United Aircraft and Transport, it seemed, had been originally conceived as a consolidation of outstanding manufacturers for military and air transport. However, back in 1928 when it was being set up, Fred had encountered considerable pressure from certain ones “downtown” to include some outstanding private commercial manufacturers as well. Some in Wall Street had become convinced that the day of private flying had already dawned, and they had drawn the analogy with the automobile somewhat closer, it had seemed to Fred, than was warranted by the facts. While he resisted their pressure, he did agree to take over a few outstanding commercial manufacturers like Stearman in Wichita and Sikorsky in Bridgeport.
And when the bottom had dropped out of the stock market, and the fool’s paradise that characterized the late ’twenties had faded into the deep depression now steeping the country in gloom and fear, Fred’s judgment had been vindicated. At Sikorsky, a flock of “firm orders,” with down payments from Curtiss-Wright Flying Service, had been transformed into a big inventory surplus. Somebody must now liquidate that to get enough cash to continue, and somebody must create something to sell to the Army and Navy, the only remaining users of aircraft. That somebody could be me.
“When you get up to Stratford,” Fred told me, “you’ll find an organization that is unique to say the least.”
Practically every one in the company was a Russian—a White Russian refugee who, “come the revolution,” had made his precarious way to the United States. They were all talented, artistic, intellectual, and by our standards at least, wholly impractical.
Igor Sikorsky was their guiding genius, a man around whom all had rallied when the going was tough. Over on College Point, Long Island, at an abandoned chicken farm, they had pooled their resources for the common good and built their first twin-engined bomber. And so successful had this ship been that Arnold Dickinson, an enterprising fellow from Fitchburg, Massachusetts, who had been greatly attracted to the fascinating Russians and much impressed by their cleverness, had advanced them large sums of money. Then came the Sikorsky twin-engined amphibian, one of the first American aircraft to control and maneuver well on either of its two engines, and with its success, United Aircraft became interested in taking the company into the fold. By that time, Sikorsky’s backers had built a modern plant for him at Stratford on the Housatonic River, and things had looked promising indeed up until that Black Friday of October, 1929, when the bottom dropped out of the stock market.

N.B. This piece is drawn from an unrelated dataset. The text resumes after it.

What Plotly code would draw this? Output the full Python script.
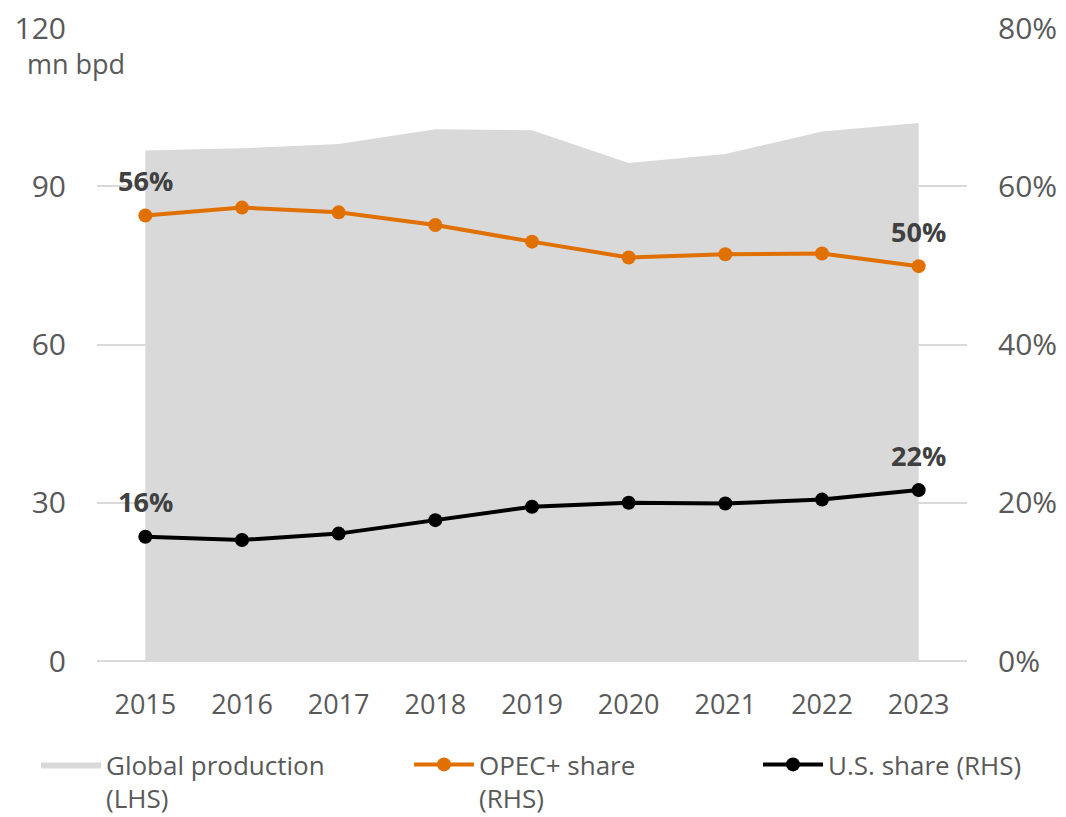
import plotly.graph_objects as go

years = ["2015", "2016", "2017", "2018", "2019", "2020", "2021", "2022", "2023"]
global_prod = [96.8, 97.2, 98.0, 100.8, 100.6, 94.4, 96.1, 100.4, 102.0]
opec_share = [56.3, 57.3, 56.7, 55.1, 53.0, 51.0, 51.4, 51.5, 49.9]
us_share = [15.7, 15.3, 16.1, 17.8, 19.5, 20.0, 19.9, 20.4, 21.6]
left_ticks = [0, 30, 60, 90, 120]
right_ticks = [0, 20, 40, 60, 80]

grey_txt = "#595959"
font_fam = "Open Sans, Noto Sans, sans-serif"
W, H = 1066, 817

fig = go.Figure()

fig.add_trace(go.Scatter(
    x=years, y=global_prod, name="Global production<br>(LHS)",
    mode="lines", fill="tozeroy", fillcolor="#d9d9d9",
    line=dict(width=0, color="#d9d9d9"), yaxis="y", legend="legend"))

fig.add_trace(go.Scatter(
    x=years, y=opec_share, name="OPEC+ share<br>(RHS)",
    mode="lines+markers", line=dict(color="#e07000", width=4),
    marker=dict(size=14, color="#e07000"), yaxis="y2", legend="legend"))

fig.add_trace(go.Scatter(
    x=years, y=us_share, name="U.S. share (RHS)",
    mode="lines+markers", line=dict(color="#000000", width=4),
    marker=dict(size=14, color="#000000"), yaxis="y2", legend="legend2"))

# end point labels (x given as category index: "2015" strings get read as indices)
for series in (opec_share, us_share):
    for i in (0, len(years) - 1):
        fig.add_annotation(x=i, y=series[i], xref="x", yref="y2",
                           text="<b>%d%%</b>" % round(series[i]), showarrow=False,
                           yshift=35, font=dict(size=27, color="#404040", family=font_fam))

# plot box in px: left 97, right 967, top 28, bottom 661
x0, x1 = 97 / W, 967 / W
ph = H - 28
ybot = (H - 661) / ph

fig.add_annotation(x=25 / W, y=(H - 63) / ph, xref="paper", yref="paper",
                   xanchor="left", yanchor="middle",
                   text="mn bpd", showarrow=False,
                   font=dict(size=27, color=grey_txt, family=font_fam))

leg_common = dict(orientation="h", xanchor="left", yanchor="top", valign="top",
                  font=dict(size=26, color=grey_txt), itemwidth=60,
                  entrywidth=298, entrywidthmode="pixels", traceorder="normal",
                  bgcolor="rgba(0,0,0,0)")

fig.update_layout(
    width=W, height=H,
    margin=dict(l=0, r=0, t=28, b=0, autoexpand=False),
    plot_bgcolor="white", paper_bgcolor="white",
    font=dict(family=font_fam, color=grey_txt),
    showlegend=True,
    legend=dict(x=36 / W, y=(H - 741) / ph, **leg_common),
    legend2=dict(x=758 / W, y=(H - 741) / ph, **leg_common),
    xaxis=dict(type="category", range=[-0.5, 8.5], domain=[x0, x1], showgrid=False,
               tickfont=dict(size=27, color=grey_txt), ticks="", automargin=False,
               ticklabelstandoff=25, showline=False, zeroline=False),
    yaxis=dict(range=[0, 120], tickvals=left_ticks, domain=[ybot, 1], automargin=False,
               showgrid=True, gridcolor="#d9d9d9", gridwidth=2,
               zeroline=True, zerolinecolor="#d9d9d9", zerolinewidth=2,
               tickfont=dict(size=30, color=grey_txt), ticklabelstandoff=30),
    yaxis2=dict(range=[0, 80], tickvals=right_ticks, ticktext=[f"{v}%" for v in right_ticks],
                overlaying="y", side="right", showgrid=False, zeroline=False, automargin=False,
                tickfont=dict(size=30, color=grey_txt), ticklabelstandoff=30),
)

fig.write_html("out.html", config={"displayModeBar": False},
               post_script="document.body.style.margin='0';")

It happened that I had flown the Sikorsky amphibian and had met Mr. Sikorsky. He had called on me in BUAERO and left with us a vivid impression of his charm of manner, his intellectual honesty, his resourceful mind, and—unique in our experience—a most becoming modesty. For at a time when fast-talking promoters had beaten paths to our doorway, in the hope of high pressuring us into buying their mousetraps, the Russian designer alone had shown humility with respect to his art and respect for the judgment of others. And with it all, being himself without guile, Mr. Igor Sikorsky had proved himself the most convincing salesman in our rather wide experience. For sitting as we had at the crossroads, we had had the advantage of a good view along all highways.

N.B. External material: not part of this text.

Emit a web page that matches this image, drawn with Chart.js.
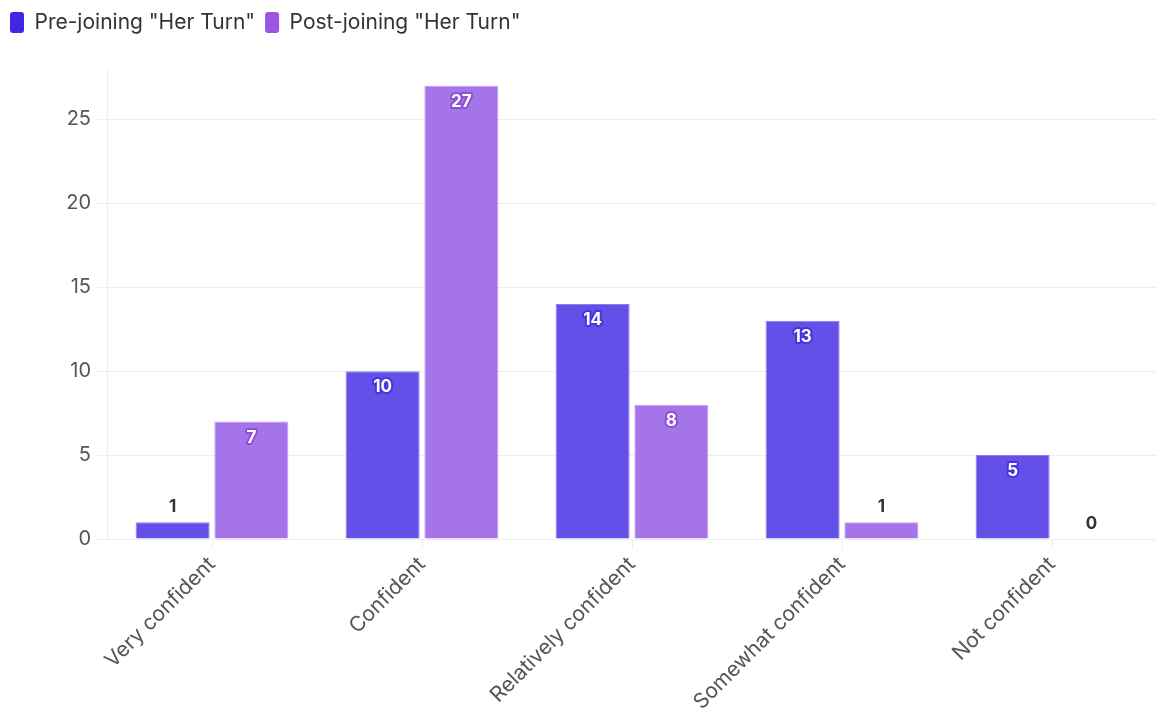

Now I learned from Fred Rentschler that there was another complication of the kind Mr. Sikorsky later sometimes referred to, in his delightful accent and his literal-English translation of an old American saying—“Somewhere there is a Negro sawing wood.” Pan American Airways, during the boom, had advertised a competition calling for large flying boats or amphibians, to be flown on its Caribbean and South American air routes, where practically no airports were available. Sikorsky Aviation, it appeared, had won the award and had agreed to build three of the giant craft at an average price of $125,000 each. After having spent at least that much on engineering alone, they had decided to throw the drawings away and start anew with a clean sheet of paper. Fred Rentschler had been a member of the Pan American Airways board of directors during the competition, and now felt that United was committed to go on with the project. He had reconciled himself to the fact that it would cost United upwards of a million dollars, and had even concluded that the money could be looked upon as an investment. If the planes proved successful, we might get back our money and more too, by selling airplanes, propellers, and engines to the new commercial airline. In a way, one might persuade himself that it was United’s duty to make such a contribution to the art.